La délicate question de la suite...
Certes le premier « Zombieland » était sympa. Mais était-ce au point de vouloir poursuivre l’aventure ?
Franchement j’en doute…


Parce que, justement, je pense que tout l’intérêt de ce premier film en 2009 avait été de saisir une ère de son temps et d’en faire un détournement facile mais salvateur ; efficace car au fond bien équilibré. Dans toute cette bouillie de films / séries / jeux de zombies qu’on se bouffait alors, ça faisait du bien de voir une œuvre venir rompre avec les poncifs et les vacuités habituels.


A la place de larmoiements interminables des pauvres citadins égarés de « Walking Dead », on avait dans « Zombieland » une galerie de personnages insouciants qui abordaient la situation en mode « shit happens ». Ainsi les zombies étaient-ils relégués au second plan au profit de problématiques du quotidien d’autant plus amusantes qu’elles paraissaient bien futiles aux regard de la gravité de la situation.

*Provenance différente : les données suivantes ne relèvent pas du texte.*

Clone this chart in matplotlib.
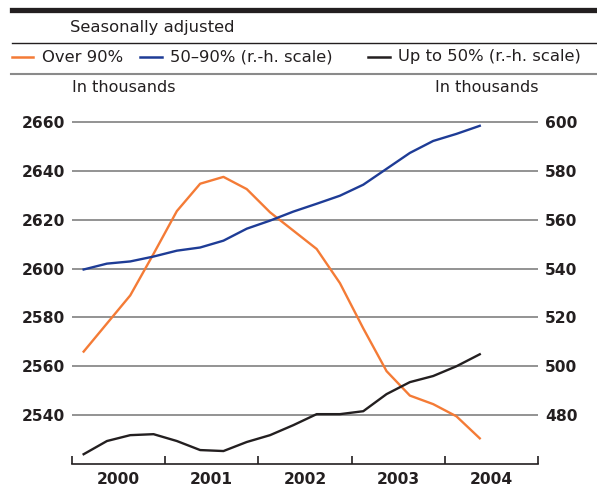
import numpy as np
import matplotlib
matplotlib.use("Agg")
import matplotlib.pyplot as plt
from matplotlib.lines import Line2D

plt.rcParams['font.family'] = ['DejaVu Sans']

# quarterly, 2000Q1 .. 2004Q2
quarters = ["2000Q1", "2000Q2", "2000Q3", "2000Q4",
            "2001Q1", "2001Q2", "2001Q3", "2001Q4",
            "2002Q1", "2002Q2", "2002Q3", "2002Q4",
            "2003Q1", "2003Q2", "2003Q3", "2003Q4",
            "2004Q1", "2004Q2"]
over90 = [2566, 2577.5, 2589, 2606, 2623.5, 2634.7, 2637.5, 2632.5, 2623,
          2615.5, 2608, 2594, 2575.5, 2558, 2548, 2544.5, 2539.5, 2530.5]
mid50_90 = [539.6, 542, 542.9, 544.9, 547.3, 548.6, 551.4, 556.3, 559.6,
            563.3, 566.5, 569.8, 574.3, 580.8, 587.3, 592.2, 595.1, 598.4]
upto50 = [464, 469.4, 471.8, 472.2, 469.4, 465.7, 465.3, 469, 471.8,
          475.9, 480.4, 480.4, 481.6, 488.6, 493.5, 496, 500, 504.9]
years = [2000, 2001, 2002, 2003, 2004]
left_ticks = [2540, 2560, 2580, 2600, 2620, 2640, 2660]
right_ticks = [480, 500, 520, 540, 560, 580, 600]

x = np.array([int(q[:4]) + (int(q[-1]) - 0.5) / 4 for q in quarters])

c_orange = "#F47B36"
c_blue = "#1E3C96"
c_black = "#231F20"
c_grid = "#8A8A8A"

fig = plt.figure(figsize=(5.97, 4.88), dpi=100)
ax = fig.add_axes([0.1206, 0.0492, 0.7806, 0.711])
ax2 = ax.twinx()

ax.set_xlim(2000, 2005)
ax.set_ylim(2520, 2662)
ax2.set_ylim(460, 602)

for t in left_ticks:
    ax.axhline(t, color=c_grid, lw=1.3, zorder=1)

ax.plot(x, over90, color=c_orange, lw=1.7, zorder=3)
ax2.plot(x, mid50_90, color=c_blue, lw=1.7, zorder=3)
ax2.plot(x, upto50, color=c_black, lw=1.7, zorder=3)

for a in (ax, ax2):
    for s in ("top", "left", "right"):
        a.spines[s].set_visible(False)
ax2.spines["bottom"].set_visible(False)
ax.spines["bottom"].set_color(c_black)
ax.spines["bottom"].set_linewidth(1.2)

tick_font = dict(fontsize=11.2, fontweight="bold", color=c_black)
ax.set_yticks(left_ticks)
ax.set_yticklabels([str(t) for t in left_ticks], **tick_font)
ax.tick_params(axis="y", length=0, pad=5)
ax2.set_yticks(right_ticks)
ax2.set_yticklabels([str(t) for t in right_ticks], **tick_font)
ax2.tick_params(axis="y", length=0, pad=5)

ax.set_xticks([2000, 2001, 2002, 2003, 2004, 2005])
ax.set_xticklabels([])
ax.set_xticks([y + 0.5 for y in years], minor=True)
ax.set_xticklabels([str(y) for y in years], minor=True, **tick_font)
ax.tick_params(axis="x", which="major", direction="in", length=6, width=1.2, color=c_black)
ax.tick_params(axis="x", which="minor", length=0, pad=6)

# header
fig.add_artist(Line2D([0.020, 1.0], [0.9785, 0.9785], transform=fig.transFigure, color=c_black, lw=3.8))
fig.text(0.117, 0.944, "Seasonally adjusted", fontsize=11.8, va="center", ha="left", color=c_black)
fig.add_artist(Line2D([0.020, 1.0], [0.912, 0.912], transform=fig.transFigure, color=c_black, lw=1.0))
fig.add_artist(Line2D([0.018, 1.0], [0.849, 0.849], transform=fig.transFigure, color=c_grid, lw=1.5))

legend_items = [(12, 33, 42, c_orange, "Over 90%"),
                (140, 162, 170, c_blue, "50\u201390% (r.-h. scale)"),
                (368, 390, 398, c_black, "Up to 50% (r.-h. scale)")]
ly = 1 - 57 / 488
for x0, x1, tx, col, label in legend_items:
    fig.add_artist(Line2D([x0 / 597, x1 / 597], [ly, ly], transform=fig.transFigure, color=col, lw=1.8))
    fig.text(tx / 597, ly, label, fontsize=11.8, va="center", ha="left", color=c_black)

fig.text(0.1206, 1 - 88 / 488, "In thousands", fontsize=11.5, va="center", ha="left", color=c_black)
fig.text(0.9012, 1 - 88 / 488, "In thousands", fontsize=11.5, va="center", ha="right", color=c_black)

fig.savefig("out.png", dpi=100)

Ouais, y’a pas à dire, « Zombieland » en 2009, c’était frais…


Dix ans plus tard, nous revoilà avec un nouveau « Zombieland ». Alors OK, le casting séduisant est toujours là. La qualité globale de mise en forme est préservée. L’état d’esprit est intact. Sur ces plans là, on ne se moque pas de nous. Mais… Beh… Comment dire… Le problème c’est qu’en fait, ce film, je n’ai déjà vu. C’était il y a dix ans. Et là je suis en train de le revoir mais sans l’effet de rupture qu’il avait su apporter à son époque ; sans la sensation de fraicheur. C’est juste… La même chose.

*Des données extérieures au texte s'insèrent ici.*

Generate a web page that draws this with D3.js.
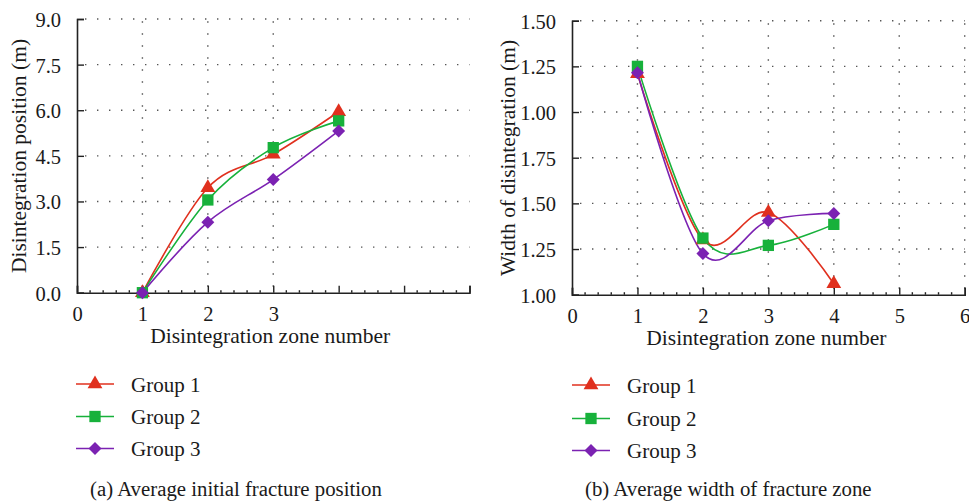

Alors c’est vrai – je ne vais pas être totalement malhonnête non plus – il y a quand-même un réel effort pour essayer de rester fidèle à l’esprit et aux mécaniques du premier opus tout en s’efforçant d’enrichir la formule. Ainsi conserve-t-on cette logique d’humour de répétition, où chaque petite blague posée sera réutilisée et réinvestie régulièrement, mais toujours dans une logique de décalage par rapport à l’usage précédent. Ici l’élément le plus efficace est indéniablement les références régulières aux règles de Colombus. Ni trop ni trop peu, toujours bref, saupoudrées superficiellement au dessus d’un point d’intérêt autre que la blague pour la blague. De même, cette suite s’efforce de gérer au mieux le capital sympathie de ses personnages. On sent l’envie de l’exploiter sans le gâcher. Ainsi on essaye de faire évoluer la trajectoire et les relations de chacun, tout en rajoutant du sang neuf pour revivifier le tout. Sur le papier – je ne dis pas – ce n’est pas fait par-dessus la jambe. C’est au moins respectueux du spectateur en garantissant le minimum syndical.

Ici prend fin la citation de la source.